From the outset, Liminal Spaces addressed an underlying challenge posed by our spatial experiences with HDLA systems, such as in the Cube. While we could create extraordinarily rich spatial experiences around and above the listener, we could not bring the sound close to listeners given their physical distance from the loudspeakers. A drone could bring the sound closer to the listener. But we found another way to accomplish audio proximity, using different technologies. The Tesseract, developed by ICAT media engineer Tanner Upthegrove, is a configurable scaffolding bearing up to 64 loudspeakers. Putting the Tesseract inside the Cube gave us a nearfield loudspeaker array in addition to the more distant Cube array. Adding a bone conduction headphone to the Cube and Tesseract allowed us to bring sound right up to the head of the listener without occluding the ears, so that all three layers of spatial sound could contribute to a musical experience without mutual interference. The two main HDLAs were mediated by eight loudspeakers arranged radially, in a configuration that we refer to as the “Starburst” array. Taken all together, this layered audio system is the canvas on which we painted Liminal Spaces.
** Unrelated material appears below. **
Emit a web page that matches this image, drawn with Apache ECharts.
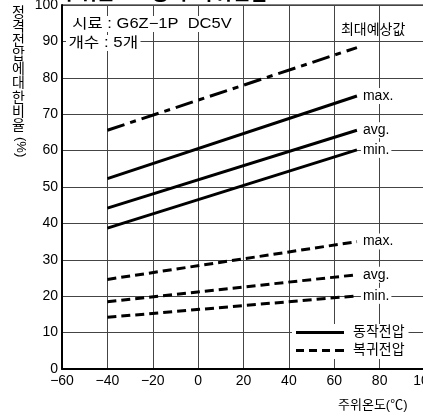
<!DOCTYPE html>
<html><head><meta charset="utf-8">
<script src="https://cdn.jsdelivr.net/npm/echarts@6/dist/echarts.min.js"></script>
<style>html,body{margin:0;padding:0;background:#fff}#c{width:423px;height:419px}</style>
</head><body><div id="c"></div>
<script>
const temps = [-40, 70];
const opMax = [52.3, 75.0];
const opAvg = [44.2, 65.6];
const opMin = [38.7, 60.2];
const relMax = [24.6, 35.0];
const relAvg = [18.5, 25.9];
const relMin = [14.2, 20.1];
const maxExpected = [65.6, 88.3];
const xTicks = [-60, -40, -20, 0, 20, 40, 60, 80, 100];
const yTicks = [0, 10, 20, 30, 40, 50, 60, 70, 80, 90, 100];

const FONT = '"Liberation Sans","Noto Sans CJK KR",sans-serif';
const pairs = arr => temps.map((t, i) => [t, arr[i]]);
const endLbl = txt => ({show: true, formatter: txt, color: '#000', fontSize: 14, fontFamily: FONT,
  backgroundColor: '#fff', padding: [1, 2], distance: 4});

function mk(name, arr, type, label) {
  return {
    name: name, type: 'line', data: pairs(arr), symbol: 'none', silent: true,
    lineStyle: {color: '#000', width: 3, type: type},
    itemStyle: {color: '#000'},
    endLabel: label ? endLbl(label) : {show: false},
    animation: false
  };
}
const dashA = [9, 5];
const series = [
  mk('동작전압', opMax, 'solid', 'max.'),
  mk('동작전압', opAvg, 'solid', 'avg.'),
  mk('동작전압', opMin, 'solid', 'min.'),
  mk('복귀전압', relMax, dashA, 'max.'),
  mk('복귀전압', relAvg, dashA, 'avg.'),
  mk('복귀전압', relMin, dashA, 'min.'),
  Object.assign(mk('최대예상값', maxExpected, [18, 6, 6, 6], null), {
    endLabel: Object.assign(endLbl('최대예상값'), {offset: [-22, -17], backgroundColor: 'transparent'})
  })
];

const chart = echarts.init(document.getElementById('c'), null, {renderer: 'canvas'});
chart.setOption({
  animation: false,
  backgroundColor: '#fff',
  grid: {left: 62, top: 5, width: 363, height: 364, show: true, borderColor: '#000', borderWidth: 1,
    outerBoundsMode: 'none', containLabel: false},
  xAxis: {
    type: 'value', min: xTicks[0], max: xTicks[xTicks.length - 1], interval: 20,
    axisLine: {show: true, onZero: false, lineStyle: {color: '#000', width: 2}},
    axisTick: {show: false},
    splitLine: {show: true, lineStyle: {color: '#444', width: 1}},
    axisLabel: {color: '#000', fontSize: 14, fontFamily: FONT, margin: 5, hideOverlap: false,
      formatter: v => v < 0 ? '\u2212' + Math.abs(v) : String(v)}
  },
  yAxis: {
    type: 'value', min: yTicks[0], max: yTicks[yTicks.length - 1], interval: 10,
    axisLine: {show: true, onZero: false, lineStyle: {color: '#000', width: 2}},
    axisTick: {show: false},
    splitLine: {show: true, lineStyle: {color: '#444', width: 1}},
    axisLabel: {color: '#000', fontSize: 14, fontFamily: FONT, margin: 4}
  },
  legend: {
    data: [
      {name: '동작전압', icon: 'path://M0,0h48v3h-48z'},
      {name: '복귀전압', icon: 'path://M0,0h8v3h-8zM13,0h8v3h-8zM26,0h8v3h-8zM39,0h9v3h-9z'}
    ],
    orient: 'vertical', left: 292, top: 324,
    itemWidth: 48, itemHeight: 3, itemGap: 3,
    backgroundColor: '#fff', padding: [1, 4],
    itemStyle: {color: '#000'},
    textStyle: {color: '#000', fontSize: 14, fontFamily: FONT, lineHeight: 15, padding: [0, 0, 0, 4]}
  },
  series: series,
  graphic: [
    {type: 'text', x: 70, y: 16, scaleX: 1.18, z: 10, style: {text: '시료 : G6Z−1P  DC5V', fill: '#000',
      font: '14px ' + FONT, backgroundColor: '#fff', padding: [1, 2]}},
    {type: 'text', x: 66, y: 35, scaleX: 1.2, z: 10, style: {text: '개수 : 5개', fill: '#000',
      font: '14px ' + FONT, backgroundColor: '#fff', padding: [1, 2]}},
    {type: 'text', left: 12, top: 6, z: 10, style: {text: '정\n격\n전\n압\n에\n대\n한\n비\n율', fill: '#000',
      font: '14px ' + FONT, lineHeight: 14.1}},
    {type: 'text', x: 27, y: 137, rotation: -Math.PI / 2, z: 10, style: {text: '(%)', fill: '#000',
      font: '13px ' + FONT}},
    {type: 'text', left: 338, top: 399, z: 10, style: {text: '주위온도(℃)', fill: '#000',
      font: '13px ' + FONT}},
    {type: 'text', left: 60, top: -16, z: 10, style: {text: '주위온도 - 동작·복귀전압', fill: '#000',
      font: 'bold 20px ' + FONT}}
  ]
});
</script></body></html>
The sound sources for Liminal Spaces are primarily of two kinds – spatially encoded four-channel field recordings made at our homes, and purely synthetic sounds. The third sound source was a poem written by Ben Knapp and read by Natasha Staley. With these ingredients, we were able to place Natasha’s voice inside the listener’s head with the bone conduction headphones, very nearby with the Tesseract, and increasingly distant with the Cube. Rainstorms were presented with nearfield delicacy just above the head of the listener, combined with menacing thunder in the distance. Our layered audio system allowed us to create a more naturalistic spatial sound experience than we had ever heard before in an electronic music context.

Unlike the recorded natural sounds, the synthetic sounds do not provide a spatial model that is intuitively understood by the listener. Therefore, we could create more abstract spatial patterning, such as a passage where a group of six chords are heard alternating among the headphones, the Tesseract, and the Cube, creating a palpable sense of audio perspective. In the final section, a melodic texture starts in the headphones, it then moves out to the Tesseract, and then up to the ceiling of the Cube. The final chord of this texture culminates in a massive reverberation trail. But rather than dying away naturally, the reverberation descends the walls of the Cube, then swirls around the audience, coming closer and closer, through the Starburst array, the Tesseract, and finally the reverberation arrives and dissipates in the bone conduction headphones – a private sound heard only inside one’s head.